There were some recent discussions on WeddingBee about a situation like this, and I think you deserve the same advice. In these posts, it was a woman who’s fiance was hiding his flirtations with a co-worker from her.
I believe that your future wife would not be hiding the communication between herself and "Bob" if she didn’t in some way feel guilty about it. You don’t hide things from your spouse unless you think you will be caught. I also think that you deserve someone who respects and values your feelings. It seems like your fiancee knows that communicating with Bob hurts you, and she’s doing it anyway, which is a huge red flag in any relationship.
I hope other bees on this board can help you, and i also hope you’ll keep us posted on how things turn out. At the very least, it might help others in your situation.
Post # 4
muskie85: I’m going to be straight up honest with you (and with all the bees). but I have been in your future wife’s position. My hubby is in the navy, and during his first deployment (before we got engaged) I started talking with an old hs friend of mine. I hid my communication with this guy from my b/f and Things with this guy definitely ended up going too far. I confessed my mistake to my (at the time) b/f and thank God, he forgave me. But he, of course, demanded that I never speak to this guy again. Which I haven’t because I know how much I hurt my hubby at that time. I’m telling you this because, being on her side of this story, if she can’t be honest with you about what is going on with Bob, then there is definitely something wrong or inappropriate that she is hiding. If she is getting too emotionally attached to this guy, that means big trouble for your relationship with her. So talk to her NOW about it. Get it all out in the open and find out what this guy means to her. She will get defensive, of course, but try to talk to her calmly and in a loving manner. Just let her know that you have to talk about this because it is making you feel very uncomfortable and because you love her and that what she is doing is hurting you. If she still continues to talk to Bob and/or hide things from you about her communication with him, then be prepared to move on. If she really loves you, she will respect your wishes because she will put your heart and your feelings before Bob and her relationship with him. If she can’t respect you now, it’s not likely she will respect you later. I hope that by your telling her that what she is doing is hurting you, she will realize she is in the wrong and stop what she is doing. I hope and wish all the best for you! And I pray your future wife takes your heart and your love into consideration.
Post # 5
I have to agree with scrapsolife. You should talk to your fiance about this now. As she said, do it in a very calm manner, and try not to be accusitory (is that even a word??). Just let her know that you’ve found out that she’s talking to him again, and it’s really hurting you that she went back on her word of keeping him out of her life. There is definitely something going on with her feelings wise if she can’t stay away from this guy, and you need to let her know that you know about it. Like scrapsolife said, if she loves you, she will be honest about everything, and you can get everything out in the open. If she continues to hide it…you will need to move on. Your marriage can’t start off with her hiding something from you. Communication is definitely the key to a successful marriage.

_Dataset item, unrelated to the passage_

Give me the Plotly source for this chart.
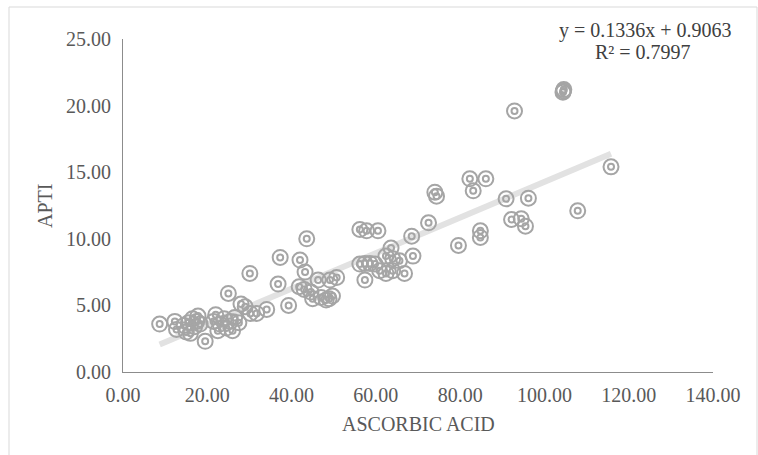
import plotly.graph_objects as go

# Data
ascorbic_acid = [
    8.7, 12.3, 12.7, 14.5, 15.0, 15.5, 16.0, 16.5, 17.0, 17.5, 17.8, 18.3, 19.5,
    21.5, 22.0, 22.5, 23.0, 24.0, 24.5, 25.0, 25.5, 26.0, 26.5, 27.5, 28.0, 29.0,
    30.1, 30.2, 31.7, 34.1, 36.8, 37.3, 39.3, 42.0, 41.8, 43.0, 43.2, 43.6, 44.6,
    45.0, 46.3, 47.0, 48.2, 48.9, 49.1, 49.7, 50.7, 56.2, 57.8, 60.5, 56.2, 57.4,
    58.6, 59.8, 57.4, 63.6, 62.4, 64.0, 65.6, 60.9, 62.4, 64.0, 66.8, 68.8, 68.5,
    72.5, 74.0, 74.4, 79.6, 82.3, 83.1, 86.1, 84.8, 84.8, 90.9, 92.2, 92.9, 94.5,
    95.5, 96.2, 104.4, 104.5, 104.6, 107.9, 115.8,
]
apti = [
    3.6, 3.8, 3.2, 3.5, 3.0, 3.7, 2.9, 4.0, 3.4, 3.8, 4.2, 3.6, 2.3,
    3.8, 4.3, 3.1, 3.6, 4.0, 3.3, 5.9, 3.8, 3.1, 4.1, 3.7, 5.1, 4.9,
    7.4, 4.4, 4.4, 4.7, 6.6, 8.6, 5.0, 8.4, 6.4, 6.2, 7.5, 10.0, 6.0,
    5.5, 6.9, 5.6, 5.4, 5.5, 6.9, 5.7, 7.1, 10.7, 10.6, 10.6, 8.1, 8.15,
    8.15, 8.1, 6.9, 9.3, 8.7, 8.5, 8.35, 7.6, 7.4, 7.6, 7.4, 8.7, 10.2,
    11.2, 13.5, 13.2, 9.5, 14.5, 13.6, 14.5, 10.6, 10.1, 13.0, 11.45, 19.6, 11.5,
    10.95, 13.05, 21.0, 21.1, 21.2, 12.1, 15.4,
]
slope = 0.1336
intercept = 0.9063
r_squared = 0.7997

x_ticks = [0, 20, 40, 60, 80, 100, 120, 140]
y_ticks = [0, 5, 10, 15, 20, 25]

FONT = "Liberation Serif, Times New Roman, serif"
GRAY_TEXT = "#595959"
MARKER = "#A5A5A5"

x_min, x_max = min(ascorbic_acid), max(ascorbic_acid)
trend_x = [x_min, x_max]
trend_y = [slope * v + intercept for v in trend_x]

fig = go.Figure()
fig.add_trace(go.Scatter(
    x=trend_x, y=trend_y, mode="lines",
    line=dict(color="#E2E2E2", width=6), hoverinfo="skip", showlegend=False,
))
fig.add_trace(go.Scatter(
    x=ascorbic_acid, y=apti, mode="markers",
    marker=dict(symbol="circle-open", size=15, color=MARKER, line=dict(color=MARKER, width=2)),
    showlegend=False,
))
fig.add_trace(go.Scatter(
    x=ascorbic_acid, y=apti, mode="markers",
    marker=dict(symbol="circle-open", size=6, color=MARKER, line=dict(color=MARKER, width=2)),
    showlegend=False,
))

axis_common = dict(
    showgrid=False, zeroline=False, showline=True, linecolor="#8C8C8C", linewidth=1,
    ticks="", tickfont=dict(family=FONT, size=20, color=GRAY_TEXT),
    tickformat=".2f",
)
fig.update_xaxes(range=[0, 140], tickvals=x_ticks, ticklabelstandoff=5, **axis_common)
fig.update_yaxes(range=[0, 25], tickvals=y_ticks, ticklabelstandoff=7, **axis_common)

L, R, T, B = 123, 45, 39, 83
W, H = 758, 455
pw, ph = W - L - R, H - T - B

def px_x(px):
    return (px - L) / pw

def px_y(py):
    return (H - B - py) / ph

fig.update_layout(
    width=W, height=H,
    margin=dict(l=L, r=R, t=T, b=B),
    plot_bgcolor="white", paper_bgcolor="white",
    font=dict(family=FONT, color=GRAY_TEXT),
    shapes=[dict(
        type="rect", xref="paper", yref="paper",
        x0=px_x(9), x1=px_x(757), y0=px_y(460), y1=px_y(7),
        line=dict(color="#D9D9D9", width=1), layer="below",
    )],
    annotations=[
        dict(text=f"y = {slope}x + {intercept}", xref="paper", yref="paper",
             x=px_x(645), y=px_y(30), showarrow=False, xanchor="center", yanchor="middle",
             font=dict(family=FONT, size=20, color="#404040")),
        dict(text=f"R² = {r_squared}", xref="paper", yref="paper",
             x=px_x(643), y=px_y(52), showarrow=False, xanchor="center", yanchor="middle",
             font=dict(family=FONT, size=20, color="#404040")),
        dict(text="ASCORBIC ACID", xref="paper", yref="paper",
             x=px_x(418), y=px_y(424), showarrow=False, xanchor="center", yanchor="middle",
             font=dict(family=FONT, size=20, color=GRAY_TEXT)),
        dict(text="APTI", xref="paper", yref="paper", textangle=-90,
             x=px_x(45), y=px_y(206), showarrow=False, xanchor="center", yanchor="middle",
             font=dict(family=FONT, size=20, color=GRAY_TEXT)),
    ],
)

fig.write_html(
    "out.html",
    config={"displayModeBar": False},
    post_script="document.body.style.margin='0';document.body.style.overflow='hidden';",
)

My heart goes out to you and hope that things turn out in your favor. Thank you for serving for our country and protecting our freedom!
Post # 6
An alternate interpretation to this story could be that she is not telling you about her relationship with Bob because she doesn’t want to have to deal with upsetting you. The last time her relationship with Bob became an issue between you two, you set down guidelines for acceptable communication. She may have felt like you were telling her who to be friends with and how to conduct her life, or like she has to answer to you, which might have hit her especially hard as you are in the military and I’m guessing maybe deployed much of the time?
So she remembers what happened the last time, and so this time she is trying to keep the situation under wraps because she doesn’t want you (from her perspective) to get bent out of shape about it. Of course that’s having exactly the opposite effect, because even if her relationship with this guy was as innocent as a newborn baby, by hiding it from you she casts a big veil of suspicion over it, rightfully so.

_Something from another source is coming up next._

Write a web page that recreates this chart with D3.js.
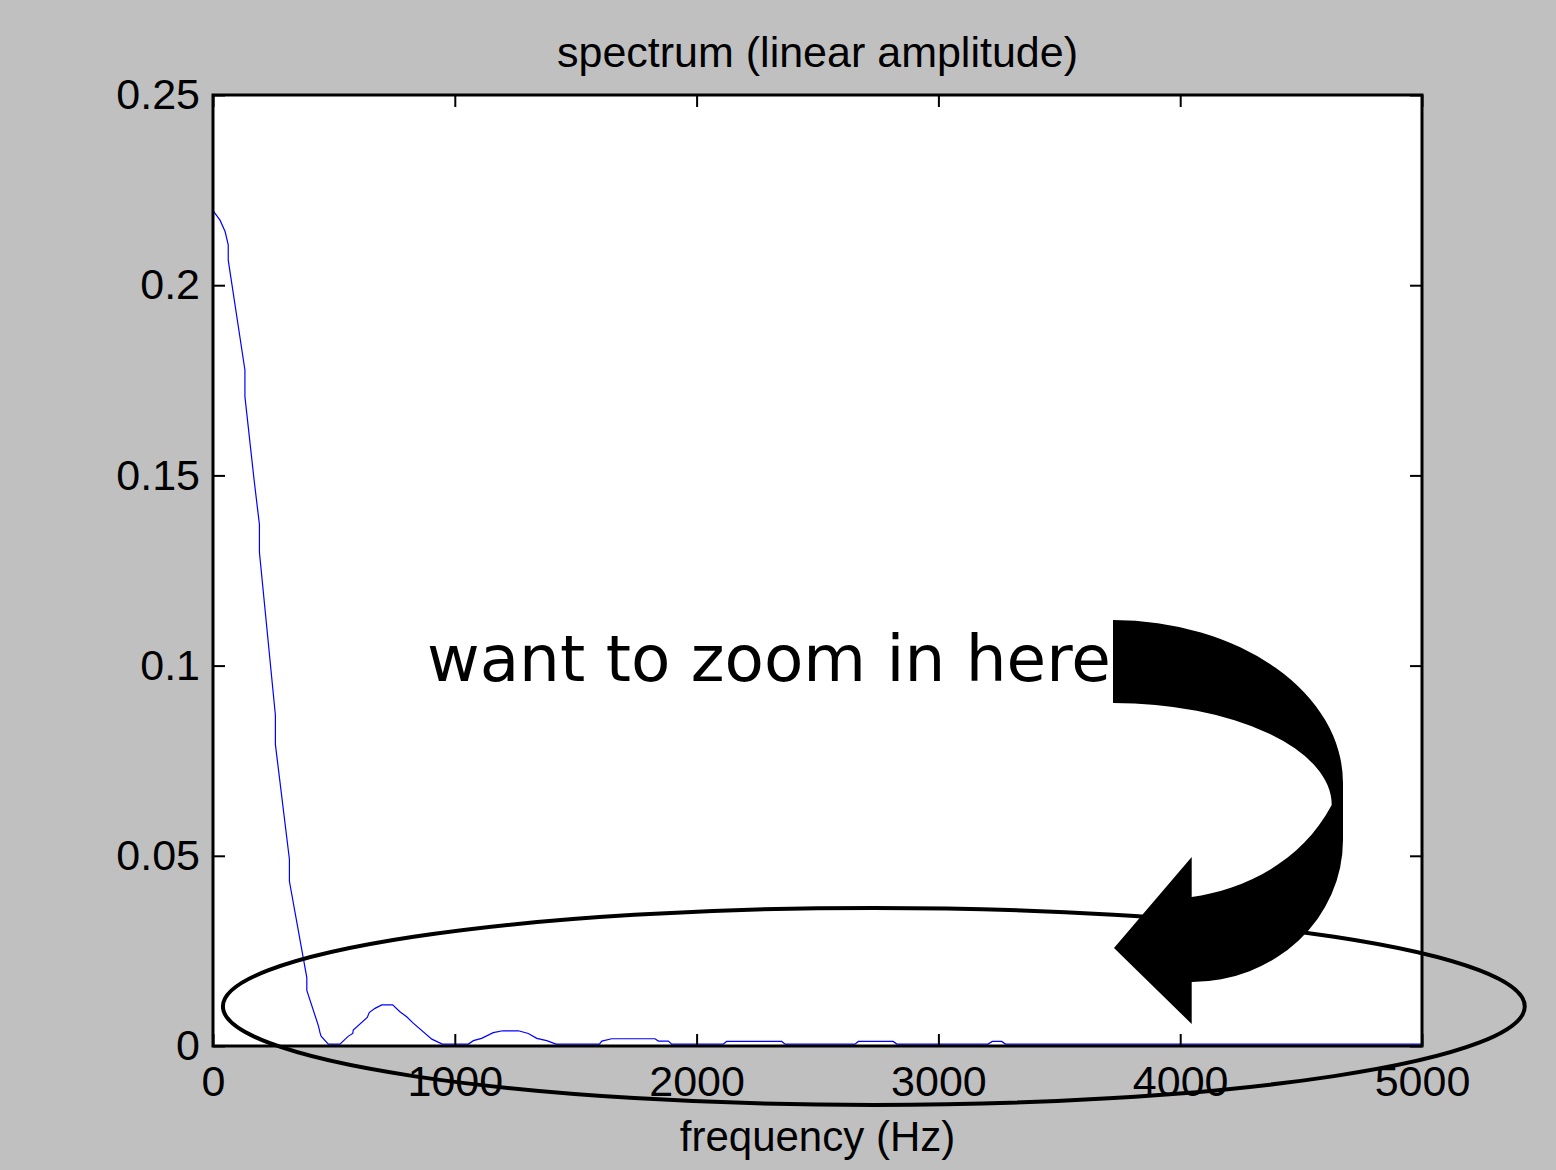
<!DOCTYPE html>
<html>
<head>
<meta charset="utf-8">
<script src="https://cdn.jsdelivr.net/npm/d3@7"></script>
<style>
  html, body { margin: 0; padding: 0; background: #c0c0c0; }
  svg { display: block; }
</style>
</head>
<body>
<script>
// Amplitude spectrum of a short rectangular pulse (Hz, linear amplitude)
const frequency = [
  0, 29, 50, 63, 63, 132, 132, 170, 192, 192, 258, 258, 316, 316, 388, 388,
  436, 443, 447, 477, 525, 560, 578, 580, 638, 646, 670, 698, 743, 773, 801,
  828, 905, 948, 1056, 1077, 1111, 1159, 1198, 1263, 1304, 1339, 1380, 1419,
  1598, 1608, 1649, 1828, 1842, 1883, 1897, 2110, 2124, 2352, 2366, 2655,
  2669, 2813, 2828, 3205, 3223, 3262, 3277, 5000
];
const amplitude = [
  0.2196, 0.2171, 0.2141, 0.2106, 0.2066, 0.1777, 0.1707, 0.1488, 0.1371, 0.1298,
  0.0870, 0.0793, 0.0491, 0.0433, 0.0180, 0.0146, 0.0053, 0.0034, 0.0026, 0.0005,
  0.0005, 0.0026, 0.0033, 0.0042, 0.0075, 0.0088, 0.0099, 0.0108, 0.0108, 0.0090,
  0.0077, 0.0060, 0.0018, 0.0005, 0.0005, 0.0014, 0.0020, 0.0035, 0.0040, 0.0040,
  0.0033, 0.0020, 0.0014, 0.0005, 0.0005, 0.0013, 0.0019, 0.0019, 0.0013, 0.0013,
  0.0005, 0.0005, 0.0012, 0.0012, 0.0005, 0.0005, 0.0012, 0.0012, 0.0005, 0.0005,
  0.0012, 0.0012, 0.0005, 0.0005
];
const xTicks = [0, 1000, 2000, 3000, 4000, 5000];
const yTicks = [0, 0.05, 0.1, 0.15, 0.2, 0.25];
const yTickLabels = ["0", "0.05", "0.1", "0.15", "0.2", "0.25"];

const titleText = "spectrum (linear amplitude)";
const xLabelText = "frequency (Hz)";
const noteText = "want to zoom in here";

const W = 1556, H = 1170;
const plot = { left: 213, right: 1422, top: 95, bottom: 1046 };
const sansFont = "'Liberation Sans', Arial, Helvetica, sans-serif";

const svg = d3.select("body").append("svg")
  .attr("width", W).attr("height", H);

svg.append("rect").attr("width", W).attr("height", H).attr("fill", "#c0c0c0");

const x = d3.scaleLinear().domain([0, 5000]).range([plot.left, plot.right]);
const y = d3.scaleLinear().domain([0, 0.25]).range([plot.bottom, plot.top]);

// white axes box
svg.append("rect")
  .attr("x", plot.left).attr("y", plot.top)
  .attr("width", plot.right - plot.left).attr("height", plot.bottom - plot.top)
  .attr("fill", "#ffffff");

// spectrum trace
const series = frequency.map((f, i) => ({ f, a: amplitude[i] }));
svg.append("path")
  .datum(series)
  .attr("fill", "none")
  .attr("stroke", "#0000ff")
  .attr("stroke-width", 1.2)
  .attr("d", d3.line().x(d => x(d.f)).y(d => y(d.a)));

// axes with inward ticks on all four sides
function styleAxis(g) {
  g.select(".domain").remove();
  g.selectAll(".tick line").attr("stroke", "#000").attr("stroke-width", 2);
  g.selectAll(".tick text")
    .attr("fill", "#000")
    .style("font-family", sansFont)
    .style("font-size", "43px");
}

svg.append("g")
  .attr("transform", `translate(0,${plot.bottom})`)
  .call(d3.axisBottom(x).tickValues(xTicks).tickFormat(d3.format("d"))
    .tickSizeInner(-12).tickSizeOuter(0).tickPadding(19))
  .call(styleAxis);

svg.append("g")
  .attr("transform", `translate(0,${plot.top})`)
  .call(d3.axisTop(x).tickValues(xTicks).tickFormat("")
    .tickSizeInner(-12).tickSizeOuter(0))
  .call(styleAxis);

svg.append("g")
  .attr("transform", `translate(${plot.left},0)`)
  .call(d3.axisLeft(y).tickValues(yTicks).tickFormat((d, i) => yTickLabels[i])
    .tickSizeInner(-12).tickSizeOuter(0).tickPadding(13))
  .call(styleAxis);

svg.append("g")
  .attr("transform", `translate(${plot.right},0)`)
  .call(d3.axisRight(y).tickValues(yTicks).tickFormat("")
    .tickSizeInner(-12).tickSizeOuter(0))
  .call(styleAxis);

// axes frame
svg.append("rect")
  .attr("x", plot.left).attr("y", plot.top)
  .attr("width", plot.right - plot.left).attr("height", plot.bottom - plot.top)
  .attr("fill", "none").attr("stroke", "#000").attr("stroke-width", 3);

// title and axis label
svg.append("text")
  .attr("x", (plot.left + plot.right) / 2).attr("y", 67)
  .attr("text-anchor", "middle")
  .style("font-family", sansFont).style("font-size", "43px")
  .text(titleText);

svg.append("text")
  .attr("x", (plot.left + plot.right) / 2).attr("y", 1151)
  .attr("text-anchor", "middle")
  .style("font-family", sansFont).style("font-size", "42px")
  .text(xLabelText);

// callout text
const note = svg.append("text")
  .attr("x", 427).attr("y", 681)
  .style("font-family", "'DejaVu Sans', Verdana, sans-serif")
  .style("font-size", "60px")
  .attr("fill", "#000")
  .text(noteText);
const noteWidth = note.node().getComputedTextLength();
note.style("font-size", (60 * 684 / noteWidth).toFixed(1) + "px");

// ellipse circling the low-amplitude region (centre/radii in data units)
const ring = { f: 2733, a: 0.0104, rf: 2692, ra: 0.0259 };
svg.append("ellipse")
  .attr("cx", x(ring.f)).attr("cy", y(ring.a))
  .attr("rx", x(ring.rf) - x(0)).attr("ry", y(0) - y(ring.ra))
  .attr("fill", "none").attr("stroke", "#000").attr("stroke-width", 4);

// curved block arrow pointing down into the ellipse
svg.append("path")
  .attr("fill", "#000")
  .attr("d",
    "M1113,620" +
    "A230,163 0 0 1 1343,783" +
    "L1343,840" +
    "A151.3,142 0 0 1 1191.7,982" +
    "L1191.7,1024" +
    "L1114,948" +
    "L1191.7,857" +
    "L1191.7,897" +
    "C1240,890 1300,865 1331.7,805" +
    "A218.7,102 0 0 0 1113,703" +
    "Z");
</script>
</body>
</html>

So another way to approach this situation might be to acnknowledge to her that you know she is back in frequent contact with Bob. Instead of asking her to explain herself (which might make her feel like she is getting grilled by an inquisitor, no matter how nicely you go about it, since defensiveness makes people touchy), I would ask conversationally "how is Bob today?" and "What kinds of things is he up to in his life?" Assume that you can trust her and ask these questions as a way of getting to know more about what is obviously an important relationship in her life.
She will open up to you gradually as she sees that you can discuss Bob without accusing her or demanding they curtail or stop their relationship (at least not right off the bat). If you make demands like that right away it will just drive things further into secrecy. I know that’s what you want to do, but seeming as how you are in the military and probably away from home a lot there will be little impetus for her to stop what she probably sees as an innocent, harmless relationship and very much reason to just hide it better.
As she opens up to you naturally you will get a much better idea of what her feelings are for him and if you have cause for concern. By treating her as though you trust her and value this part of her life, she in turn will show whether she can be trusted.
I’m so sorry you’re going through this. Although it might seem like the last thing you want to do, I just really believe that responding with love and interest instead of suspicion and commands to stop contact with this person will ultimately serve your relationship better. Communication is key, but it has to be the right kind of communication. Good luck and let us know how it turns out.
Post # 7
I’m sorry you are in this situation. I can tell you one thing, if a person calls their significant other "stupid" and other bad names they have no respect for their SO. I believe that having respect for one another is very important in a relationship. I suggest that you definitely talk to her and explain how the way she is treating you and how you feel about it.